:: MATERIAL FOR THE TASK ::

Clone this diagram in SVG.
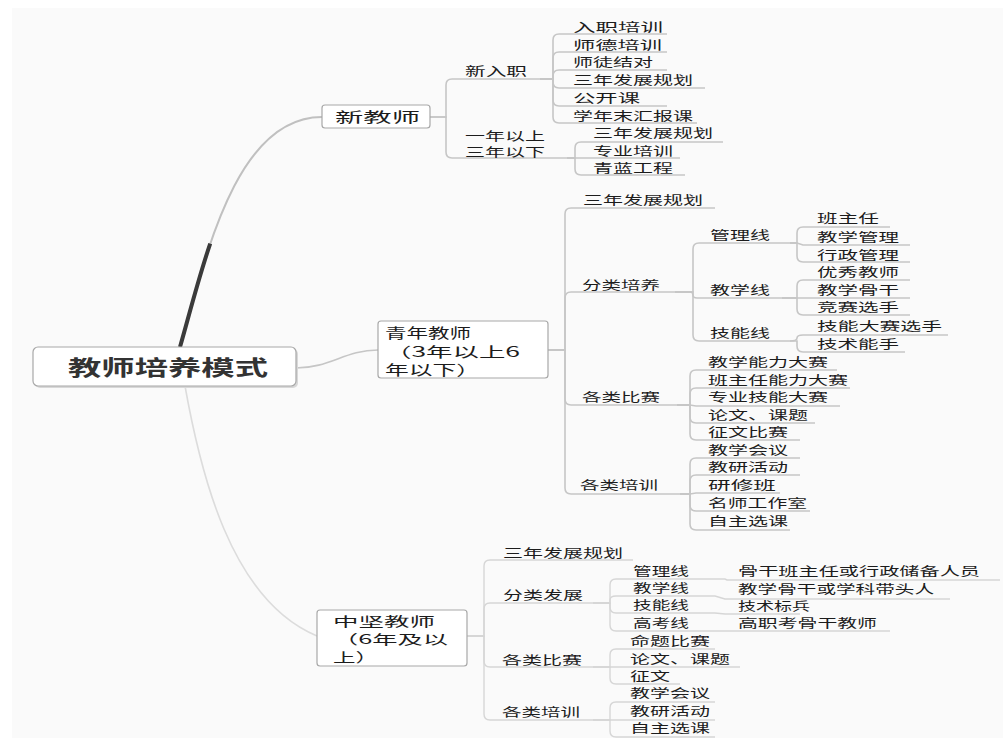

:::
:: MATERIAL FOR THE TASK ::

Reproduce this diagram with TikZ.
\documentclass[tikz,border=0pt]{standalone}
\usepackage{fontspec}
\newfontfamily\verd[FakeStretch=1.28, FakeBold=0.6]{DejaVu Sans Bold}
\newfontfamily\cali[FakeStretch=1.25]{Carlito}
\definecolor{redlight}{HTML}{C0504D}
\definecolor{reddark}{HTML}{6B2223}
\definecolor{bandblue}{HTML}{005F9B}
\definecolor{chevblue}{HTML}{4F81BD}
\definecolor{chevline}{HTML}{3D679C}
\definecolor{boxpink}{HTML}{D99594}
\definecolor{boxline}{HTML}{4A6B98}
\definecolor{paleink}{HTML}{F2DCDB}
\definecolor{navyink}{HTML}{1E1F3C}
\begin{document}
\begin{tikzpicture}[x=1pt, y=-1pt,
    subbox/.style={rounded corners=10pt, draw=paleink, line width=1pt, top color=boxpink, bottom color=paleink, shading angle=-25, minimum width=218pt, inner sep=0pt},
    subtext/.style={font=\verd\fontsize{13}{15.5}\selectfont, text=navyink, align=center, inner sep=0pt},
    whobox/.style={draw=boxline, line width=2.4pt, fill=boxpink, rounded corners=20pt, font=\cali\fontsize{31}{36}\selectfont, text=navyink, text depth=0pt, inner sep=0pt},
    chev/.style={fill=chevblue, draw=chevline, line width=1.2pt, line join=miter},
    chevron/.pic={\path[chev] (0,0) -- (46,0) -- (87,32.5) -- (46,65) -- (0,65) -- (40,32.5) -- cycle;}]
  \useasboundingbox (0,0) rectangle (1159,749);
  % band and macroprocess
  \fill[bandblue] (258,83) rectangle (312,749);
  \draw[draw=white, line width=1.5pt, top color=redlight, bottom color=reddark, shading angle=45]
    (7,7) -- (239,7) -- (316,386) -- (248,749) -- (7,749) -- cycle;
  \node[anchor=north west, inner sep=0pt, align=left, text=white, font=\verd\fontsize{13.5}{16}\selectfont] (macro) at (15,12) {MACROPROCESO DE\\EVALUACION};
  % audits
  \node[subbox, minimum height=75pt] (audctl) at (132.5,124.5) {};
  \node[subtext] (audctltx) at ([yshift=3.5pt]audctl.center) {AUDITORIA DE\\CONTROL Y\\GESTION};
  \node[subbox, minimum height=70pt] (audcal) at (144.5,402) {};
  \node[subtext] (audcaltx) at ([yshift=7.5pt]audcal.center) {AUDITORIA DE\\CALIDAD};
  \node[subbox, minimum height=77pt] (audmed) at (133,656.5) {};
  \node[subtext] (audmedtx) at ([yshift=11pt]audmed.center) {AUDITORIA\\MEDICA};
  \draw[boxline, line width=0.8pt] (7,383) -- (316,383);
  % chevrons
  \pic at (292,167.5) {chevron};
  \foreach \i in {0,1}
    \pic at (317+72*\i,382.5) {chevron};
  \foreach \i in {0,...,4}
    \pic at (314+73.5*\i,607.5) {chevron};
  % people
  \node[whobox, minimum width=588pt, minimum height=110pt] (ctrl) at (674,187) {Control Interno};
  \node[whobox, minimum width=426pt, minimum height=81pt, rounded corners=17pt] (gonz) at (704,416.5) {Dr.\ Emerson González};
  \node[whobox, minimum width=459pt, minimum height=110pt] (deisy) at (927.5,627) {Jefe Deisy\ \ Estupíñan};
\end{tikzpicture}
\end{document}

:::
:: MATERIAL FOR THE TASK ::

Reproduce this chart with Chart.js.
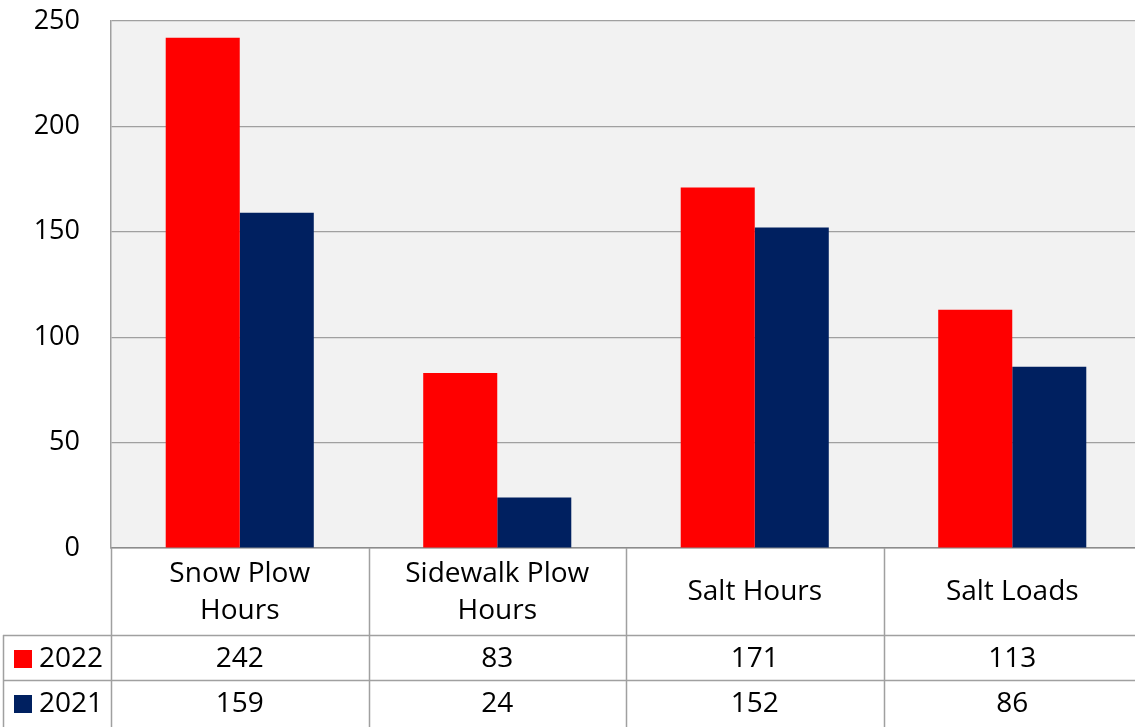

:::

**WRITTEN TASK**.
Lines containing the word "this" are to be tallied; report only the total.

**RESULT BELOW**.
3